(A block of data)
..........
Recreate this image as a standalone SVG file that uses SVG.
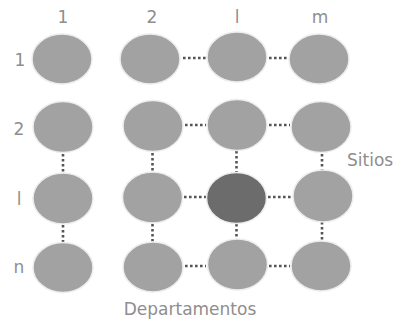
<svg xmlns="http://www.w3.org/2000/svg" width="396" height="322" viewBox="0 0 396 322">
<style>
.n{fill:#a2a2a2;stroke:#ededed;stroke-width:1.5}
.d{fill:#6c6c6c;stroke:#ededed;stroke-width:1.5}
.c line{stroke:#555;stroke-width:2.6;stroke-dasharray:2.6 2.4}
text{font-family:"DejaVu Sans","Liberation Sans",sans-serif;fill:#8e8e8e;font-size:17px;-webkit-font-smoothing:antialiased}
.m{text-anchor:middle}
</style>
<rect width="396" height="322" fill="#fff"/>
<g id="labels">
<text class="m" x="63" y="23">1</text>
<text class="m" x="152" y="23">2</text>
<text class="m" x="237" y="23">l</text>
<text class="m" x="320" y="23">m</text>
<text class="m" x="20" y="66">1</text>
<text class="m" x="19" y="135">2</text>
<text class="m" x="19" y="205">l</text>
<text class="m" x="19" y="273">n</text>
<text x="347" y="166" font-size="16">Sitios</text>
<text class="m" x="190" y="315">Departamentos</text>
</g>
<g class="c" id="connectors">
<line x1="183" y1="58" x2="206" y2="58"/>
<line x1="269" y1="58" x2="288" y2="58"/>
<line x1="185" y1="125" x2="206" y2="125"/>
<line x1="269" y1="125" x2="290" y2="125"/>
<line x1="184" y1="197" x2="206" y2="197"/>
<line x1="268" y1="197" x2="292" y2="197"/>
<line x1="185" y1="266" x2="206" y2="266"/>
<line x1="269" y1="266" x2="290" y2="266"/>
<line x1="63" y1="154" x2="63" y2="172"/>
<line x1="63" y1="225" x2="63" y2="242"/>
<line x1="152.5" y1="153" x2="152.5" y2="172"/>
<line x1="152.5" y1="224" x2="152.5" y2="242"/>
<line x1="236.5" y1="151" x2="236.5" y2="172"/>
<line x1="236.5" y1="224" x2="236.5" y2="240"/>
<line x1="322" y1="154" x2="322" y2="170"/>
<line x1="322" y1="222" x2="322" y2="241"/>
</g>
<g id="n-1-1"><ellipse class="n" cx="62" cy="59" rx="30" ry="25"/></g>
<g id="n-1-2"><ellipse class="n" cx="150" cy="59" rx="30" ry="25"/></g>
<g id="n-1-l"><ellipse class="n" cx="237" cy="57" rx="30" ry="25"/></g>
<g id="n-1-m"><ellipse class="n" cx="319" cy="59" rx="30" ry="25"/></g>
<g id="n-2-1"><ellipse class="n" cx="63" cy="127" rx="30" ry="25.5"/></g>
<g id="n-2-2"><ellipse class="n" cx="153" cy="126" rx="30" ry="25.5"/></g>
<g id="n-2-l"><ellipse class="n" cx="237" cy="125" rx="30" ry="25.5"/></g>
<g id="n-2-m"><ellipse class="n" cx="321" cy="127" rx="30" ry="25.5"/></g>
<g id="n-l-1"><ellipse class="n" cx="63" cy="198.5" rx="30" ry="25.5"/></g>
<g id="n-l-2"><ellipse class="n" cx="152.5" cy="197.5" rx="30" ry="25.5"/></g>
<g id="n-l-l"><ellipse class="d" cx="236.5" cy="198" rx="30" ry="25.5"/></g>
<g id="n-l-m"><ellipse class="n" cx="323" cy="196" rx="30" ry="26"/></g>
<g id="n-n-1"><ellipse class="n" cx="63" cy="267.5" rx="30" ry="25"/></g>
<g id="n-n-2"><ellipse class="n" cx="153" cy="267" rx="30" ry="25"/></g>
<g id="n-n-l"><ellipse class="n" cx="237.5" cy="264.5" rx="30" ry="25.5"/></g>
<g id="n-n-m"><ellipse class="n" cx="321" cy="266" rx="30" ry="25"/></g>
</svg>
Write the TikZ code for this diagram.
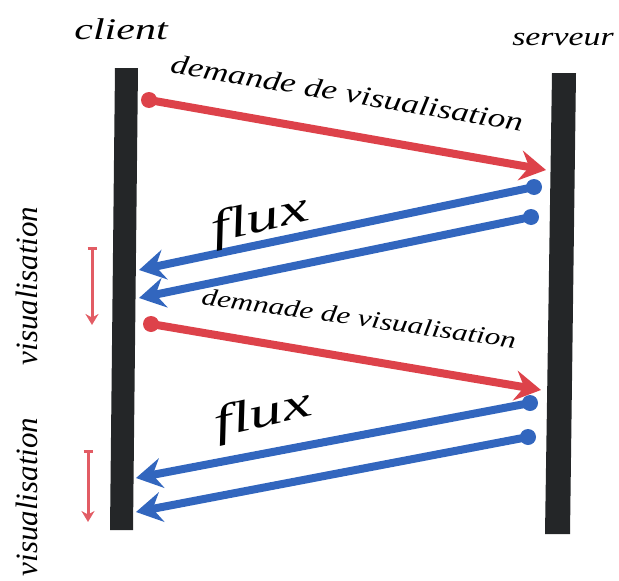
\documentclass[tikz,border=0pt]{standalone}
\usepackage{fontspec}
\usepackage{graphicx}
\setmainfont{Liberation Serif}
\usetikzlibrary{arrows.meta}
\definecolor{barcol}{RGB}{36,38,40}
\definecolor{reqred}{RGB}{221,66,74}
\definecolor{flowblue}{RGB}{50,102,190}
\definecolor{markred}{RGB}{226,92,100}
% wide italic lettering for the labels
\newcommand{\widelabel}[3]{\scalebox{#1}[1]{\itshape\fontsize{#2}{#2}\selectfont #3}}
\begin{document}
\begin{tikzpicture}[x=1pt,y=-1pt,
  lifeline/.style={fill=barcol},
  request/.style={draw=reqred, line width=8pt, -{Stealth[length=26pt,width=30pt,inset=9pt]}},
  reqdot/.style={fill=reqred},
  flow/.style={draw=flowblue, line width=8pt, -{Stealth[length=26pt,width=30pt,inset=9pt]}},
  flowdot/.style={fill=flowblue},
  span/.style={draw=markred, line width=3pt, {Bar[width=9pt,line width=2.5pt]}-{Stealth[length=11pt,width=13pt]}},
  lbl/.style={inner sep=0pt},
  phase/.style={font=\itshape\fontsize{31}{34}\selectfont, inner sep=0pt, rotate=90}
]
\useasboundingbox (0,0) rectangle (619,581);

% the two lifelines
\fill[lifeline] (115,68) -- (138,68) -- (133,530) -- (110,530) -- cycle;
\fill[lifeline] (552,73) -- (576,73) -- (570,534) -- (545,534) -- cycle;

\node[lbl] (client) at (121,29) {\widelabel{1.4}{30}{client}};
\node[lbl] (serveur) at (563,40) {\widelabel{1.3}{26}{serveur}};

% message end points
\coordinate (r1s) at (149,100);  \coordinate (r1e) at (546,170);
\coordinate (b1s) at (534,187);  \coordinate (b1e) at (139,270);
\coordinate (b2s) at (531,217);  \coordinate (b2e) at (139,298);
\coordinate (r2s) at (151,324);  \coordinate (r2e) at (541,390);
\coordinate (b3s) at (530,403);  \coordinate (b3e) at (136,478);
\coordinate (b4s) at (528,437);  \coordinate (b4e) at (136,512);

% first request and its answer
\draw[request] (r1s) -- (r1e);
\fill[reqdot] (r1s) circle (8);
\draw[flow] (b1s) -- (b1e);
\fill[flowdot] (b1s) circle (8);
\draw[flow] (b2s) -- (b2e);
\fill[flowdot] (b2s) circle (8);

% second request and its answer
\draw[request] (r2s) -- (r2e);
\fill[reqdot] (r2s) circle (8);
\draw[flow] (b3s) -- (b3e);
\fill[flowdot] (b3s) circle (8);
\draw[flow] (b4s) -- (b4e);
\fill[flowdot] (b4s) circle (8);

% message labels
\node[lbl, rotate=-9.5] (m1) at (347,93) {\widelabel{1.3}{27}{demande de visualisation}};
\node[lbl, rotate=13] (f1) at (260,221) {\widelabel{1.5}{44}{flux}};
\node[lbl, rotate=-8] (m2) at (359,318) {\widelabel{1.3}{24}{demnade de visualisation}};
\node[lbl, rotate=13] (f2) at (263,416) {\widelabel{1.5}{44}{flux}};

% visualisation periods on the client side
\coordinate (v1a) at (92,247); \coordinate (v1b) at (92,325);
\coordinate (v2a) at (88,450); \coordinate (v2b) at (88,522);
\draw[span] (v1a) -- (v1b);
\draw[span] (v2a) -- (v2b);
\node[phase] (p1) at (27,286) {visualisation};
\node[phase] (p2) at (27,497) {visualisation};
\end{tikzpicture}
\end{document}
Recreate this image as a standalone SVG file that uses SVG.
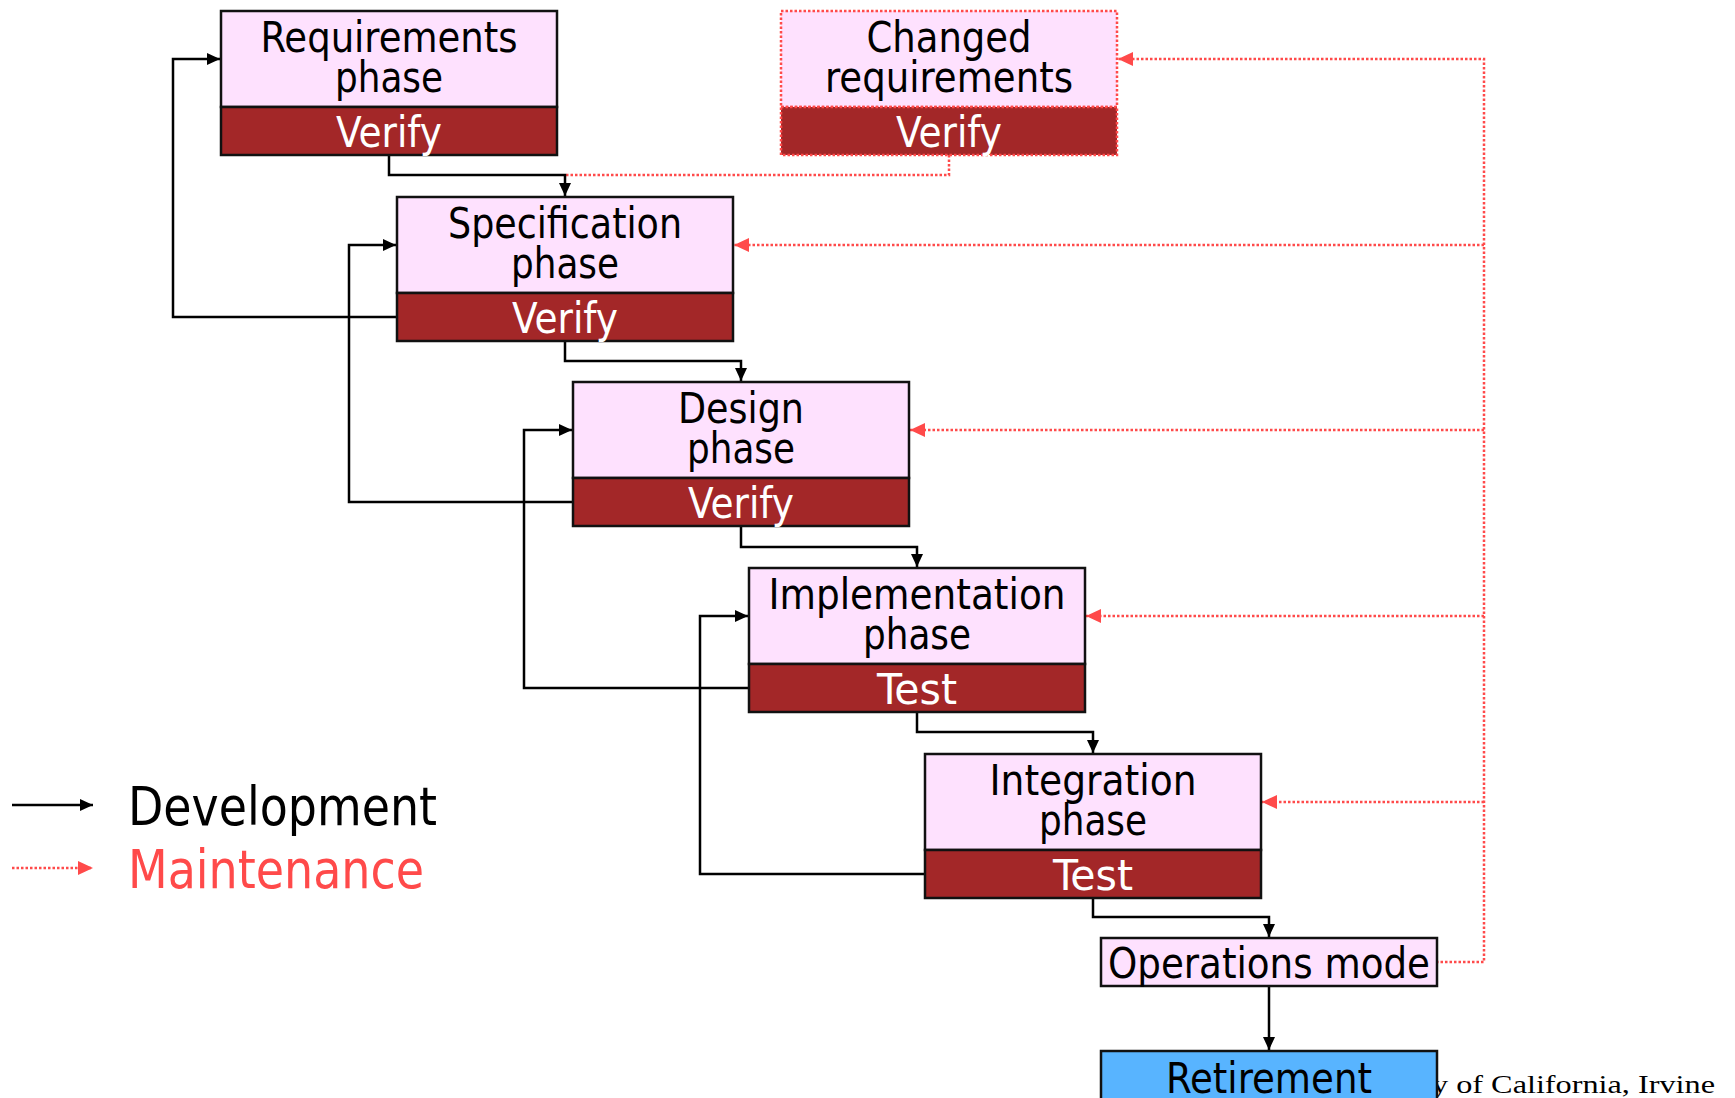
..........
Short exercise: Write down exactly what the lines above say, from the line holding "Write the TikZ code for this diagram." through the line holding "(serveur) at (563,40)", and nothing more. Do not copy the pictures.

Solved exercise:
Write the TikZ code for this diagram.
\documentclass[tikz,border=0pt]{standalone}
\usepackage{fontspec}
\usepackage{graphicx}
\setmainfont{Liberation Serif}
\usetikzlibrary{arrows.meta}
\definecolor{barcol}{RGB}{36,38,40}
\definecolor{reqred}{RGB}{221,66,74}
\definecolor{flowblue}{RGB}{50,102,190}
\definecolor{markred}{RGB}{226,92,100}
% wide italic lettering for the labels
\newcommand{\widelabel}[3]{\scalebox{#1}[1]{\itshape\fontsize{#2}{#2}\selectfont #3}}
\begin{document}
\begin{tikzpicture}[x=1pt,y=-1pt,
  lifeline/.style={fill=barcol},
  request/.style={draw=reqred, line width=8pt, -{Stealth[length=26pt,width=30pt,inset=9pt]}},
  reqdot/.style={fill=reqred},
  flow/.style={draw=flowblue, line width=8pt, -{Stealth[length=26pt,width=30pt,inset=9pt]}},
  flowdot/.style={fill=flowblue},
  span/.style={draw=markred, line width=3pt, {Bar[width=9pt,line width=2.5pt]}-{Stealth[length=11pt,width=13pt]}},
  lbl/.style={inner sep=0pt},
  phase/.style={font=\itshape\fontsize{31}{34}\selectfont, inner sep=0pt, rotate=90}
]
\useasboundingbox (0,0) rectangle (619,581);

% the two lifelines
\fill[lifeline] (115,68) -- (138,68) -- (133,530) -- (110,530) -- cycle;
\fill[lifeline] (552,73) -- (576,73) -- (570,534) -- (545,534) -- cycle;

\node[lbl] (client) at (121,29) {\widelabel{1.4}{30}{client}};
\node[lbl] (serveur) at (563,40) {\widelabel{1.3}{26}{serveur}};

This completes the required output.